[STATED GOAL] Extract only the first line of the listing and every line after it up to and including the one with "from matplotlib.path import Path". Omit the pictures.

[RECORD EXCERPTS]
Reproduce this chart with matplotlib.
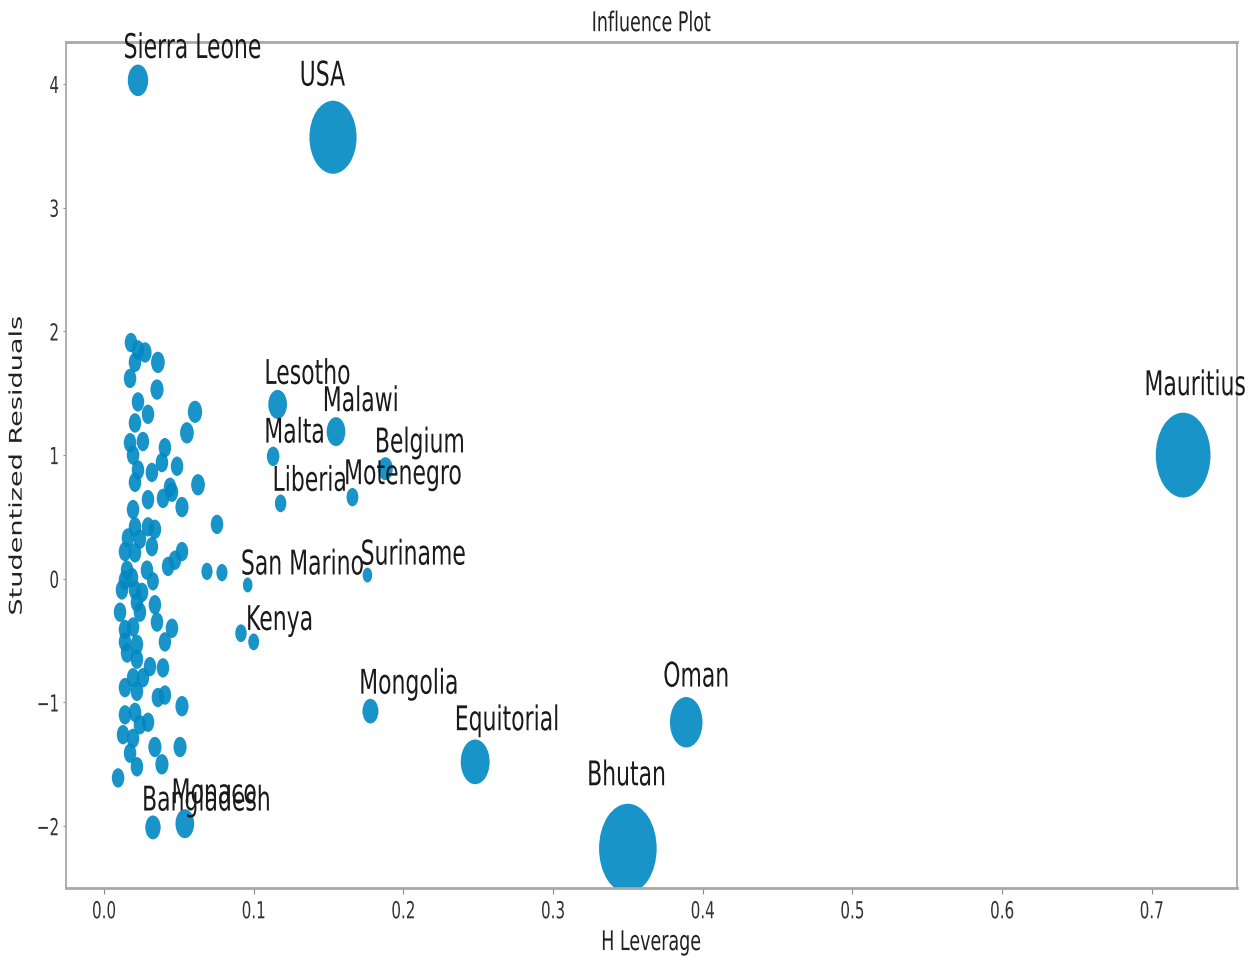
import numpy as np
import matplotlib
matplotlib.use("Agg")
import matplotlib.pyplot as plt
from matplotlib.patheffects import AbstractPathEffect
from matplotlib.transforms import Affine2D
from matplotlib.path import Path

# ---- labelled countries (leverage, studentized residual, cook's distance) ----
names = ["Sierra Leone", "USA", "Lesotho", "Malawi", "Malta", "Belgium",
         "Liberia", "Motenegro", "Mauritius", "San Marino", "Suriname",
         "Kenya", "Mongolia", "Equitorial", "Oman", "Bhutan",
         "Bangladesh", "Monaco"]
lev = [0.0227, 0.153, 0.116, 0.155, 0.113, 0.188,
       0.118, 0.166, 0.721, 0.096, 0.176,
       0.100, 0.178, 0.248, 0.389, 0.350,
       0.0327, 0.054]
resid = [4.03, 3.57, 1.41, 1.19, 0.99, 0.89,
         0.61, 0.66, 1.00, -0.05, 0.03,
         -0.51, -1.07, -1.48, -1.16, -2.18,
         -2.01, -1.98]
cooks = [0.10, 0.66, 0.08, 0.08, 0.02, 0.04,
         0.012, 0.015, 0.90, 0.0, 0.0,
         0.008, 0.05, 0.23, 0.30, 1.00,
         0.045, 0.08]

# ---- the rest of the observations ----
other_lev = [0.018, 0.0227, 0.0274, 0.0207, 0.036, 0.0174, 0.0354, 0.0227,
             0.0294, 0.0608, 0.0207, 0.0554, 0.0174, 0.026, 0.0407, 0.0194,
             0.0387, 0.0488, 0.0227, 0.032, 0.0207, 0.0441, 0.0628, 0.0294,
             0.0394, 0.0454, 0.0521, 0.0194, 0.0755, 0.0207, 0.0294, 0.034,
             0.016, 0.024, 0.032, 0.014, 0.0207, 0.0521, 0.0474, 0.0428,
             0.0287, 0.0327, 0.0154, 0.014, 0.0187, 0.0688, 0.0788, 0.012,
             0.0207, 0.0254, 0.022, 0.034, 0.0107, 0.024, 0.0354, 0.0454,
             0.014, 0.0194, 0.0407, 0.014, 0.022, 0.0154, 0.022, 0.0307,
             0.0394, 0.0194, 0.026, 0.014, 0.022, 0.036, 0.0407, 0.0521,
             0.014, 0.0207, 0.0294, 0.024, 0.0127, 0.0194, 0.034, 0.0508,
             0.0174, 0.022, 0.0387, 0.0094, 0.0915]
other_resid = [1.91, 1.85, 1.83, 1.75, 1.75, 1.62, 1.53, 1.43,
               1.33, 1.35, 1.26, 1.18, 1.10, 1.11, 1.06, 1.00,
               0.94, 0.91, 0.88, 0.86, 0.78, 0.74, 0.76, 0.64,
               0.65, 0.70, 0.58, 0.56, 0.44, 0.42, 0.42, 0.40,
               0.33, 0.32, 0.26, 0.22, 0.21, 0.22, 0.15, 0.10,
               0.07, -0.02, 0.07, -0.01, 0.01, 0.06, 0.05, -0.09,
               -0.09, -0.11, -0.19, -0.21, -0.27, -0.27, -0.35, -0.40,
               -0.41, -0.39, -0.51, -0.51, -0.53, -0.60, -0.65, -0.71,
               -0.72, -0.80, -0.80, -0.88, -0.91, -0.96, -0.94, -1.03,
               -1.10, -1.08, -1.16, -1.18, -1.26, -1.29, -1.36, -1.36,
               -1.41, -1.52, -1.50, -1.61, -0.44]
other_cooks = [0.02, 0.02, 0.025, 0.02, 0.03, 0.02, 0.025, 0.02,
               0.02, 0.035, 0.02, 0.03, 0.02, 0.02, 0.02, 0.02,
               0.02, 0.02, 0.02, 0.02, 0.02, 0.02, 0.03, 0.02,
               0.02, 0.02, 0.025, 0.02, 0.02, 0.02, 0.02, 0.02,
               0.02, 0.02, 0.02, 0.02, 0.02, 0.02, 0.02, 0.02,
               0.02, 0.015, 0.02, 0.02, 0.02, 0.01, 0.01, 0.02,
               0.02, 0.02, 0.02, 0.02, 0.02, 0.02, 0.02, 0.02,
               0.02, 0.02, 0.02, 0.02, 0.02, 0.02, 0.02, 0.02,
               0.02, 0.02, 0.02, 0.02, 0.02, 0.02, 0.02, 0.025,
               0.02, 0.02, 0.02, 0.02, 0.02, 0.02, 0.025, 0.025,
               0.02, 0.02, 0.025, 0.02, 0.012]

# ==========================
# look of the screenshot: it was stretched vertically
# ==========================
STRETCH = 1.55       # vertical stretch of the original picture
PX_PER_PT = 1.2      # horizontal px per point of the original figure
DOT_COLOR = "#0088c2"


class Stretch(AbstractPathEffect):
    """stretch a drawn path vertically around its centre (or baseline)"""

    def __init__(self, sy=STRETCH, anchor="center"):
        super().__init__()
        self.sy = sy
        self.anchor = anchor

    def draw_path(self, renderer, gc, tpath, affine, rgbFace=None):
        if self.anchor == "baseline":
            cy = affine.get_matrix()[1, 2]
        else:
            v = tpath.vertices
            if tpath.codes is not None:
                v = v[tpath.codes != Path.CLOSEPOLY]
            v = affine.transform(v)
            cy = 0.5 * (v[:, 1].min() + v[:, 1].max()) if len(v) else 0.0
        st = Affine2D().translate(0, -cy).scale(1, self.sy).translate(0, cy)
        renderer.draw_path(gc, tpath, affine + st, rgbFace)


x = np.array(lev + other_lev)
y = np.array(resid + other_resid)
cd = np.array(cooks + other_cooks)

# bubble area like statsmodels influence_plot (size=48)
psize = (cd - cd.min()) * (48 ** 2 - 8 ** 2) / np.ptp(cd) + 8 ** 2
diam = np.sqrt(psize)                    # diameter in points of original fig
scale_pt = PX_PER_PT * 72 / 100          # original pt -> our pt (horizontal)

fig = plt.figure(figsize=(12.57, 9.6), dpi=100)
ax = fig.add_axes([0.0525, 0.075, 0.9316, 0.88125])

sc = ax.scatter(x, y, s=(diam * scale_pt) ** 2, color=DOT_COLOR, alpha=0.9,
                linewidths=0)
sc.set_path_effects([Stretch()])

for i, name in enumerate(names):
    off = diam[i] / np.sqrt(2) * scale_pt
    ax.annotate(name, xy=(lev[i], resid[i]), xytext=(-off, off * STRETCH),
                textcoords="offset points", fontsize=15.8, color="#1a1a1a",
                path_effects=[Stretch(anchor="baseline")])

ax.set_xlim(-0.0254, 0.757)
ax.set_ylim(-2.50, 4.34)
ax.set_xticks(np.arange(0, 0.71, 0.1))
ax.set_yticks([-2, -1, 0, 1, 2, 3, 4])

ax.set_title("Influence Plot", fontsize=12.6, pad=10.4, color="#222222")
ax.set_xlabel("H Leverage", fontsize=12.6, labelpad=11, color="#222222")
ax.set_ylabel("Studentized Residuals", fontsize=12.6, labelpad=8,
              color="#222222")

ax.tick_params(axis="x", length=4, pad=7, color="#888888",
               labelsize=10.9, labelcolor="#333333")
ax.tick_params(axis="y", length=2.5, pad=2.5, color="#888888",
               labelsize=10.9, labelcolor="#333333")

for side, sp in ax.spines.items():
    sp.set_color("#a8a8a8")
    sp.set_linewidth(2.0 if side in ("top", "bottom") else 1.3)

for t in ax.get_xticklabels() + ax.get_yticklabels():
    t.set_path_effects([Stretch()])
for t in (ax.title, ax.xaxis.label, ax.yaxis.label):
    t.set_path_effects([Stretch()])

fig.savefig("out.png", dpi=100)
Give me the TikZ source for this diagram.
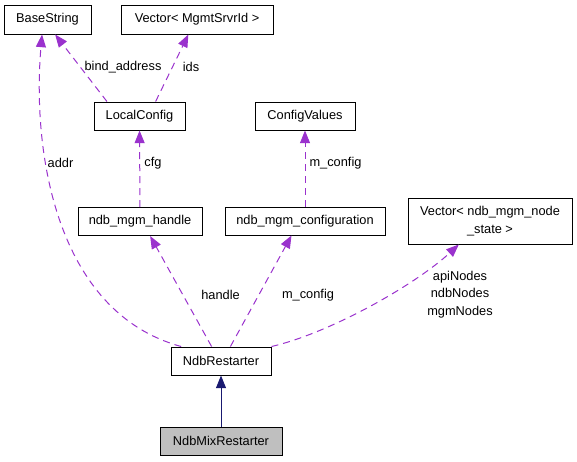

[EXERCISE ANSWER]
Reproduce this chart with matplotlib.
import numpy as np
import matplotlib
matplotlib.use("Agg")
import matplotlib.pyplot as plt
from matplotlib.patheffects import AbstractPathEffect
from matplotlib.transforms import Affine2D
from matplotlib.path import Path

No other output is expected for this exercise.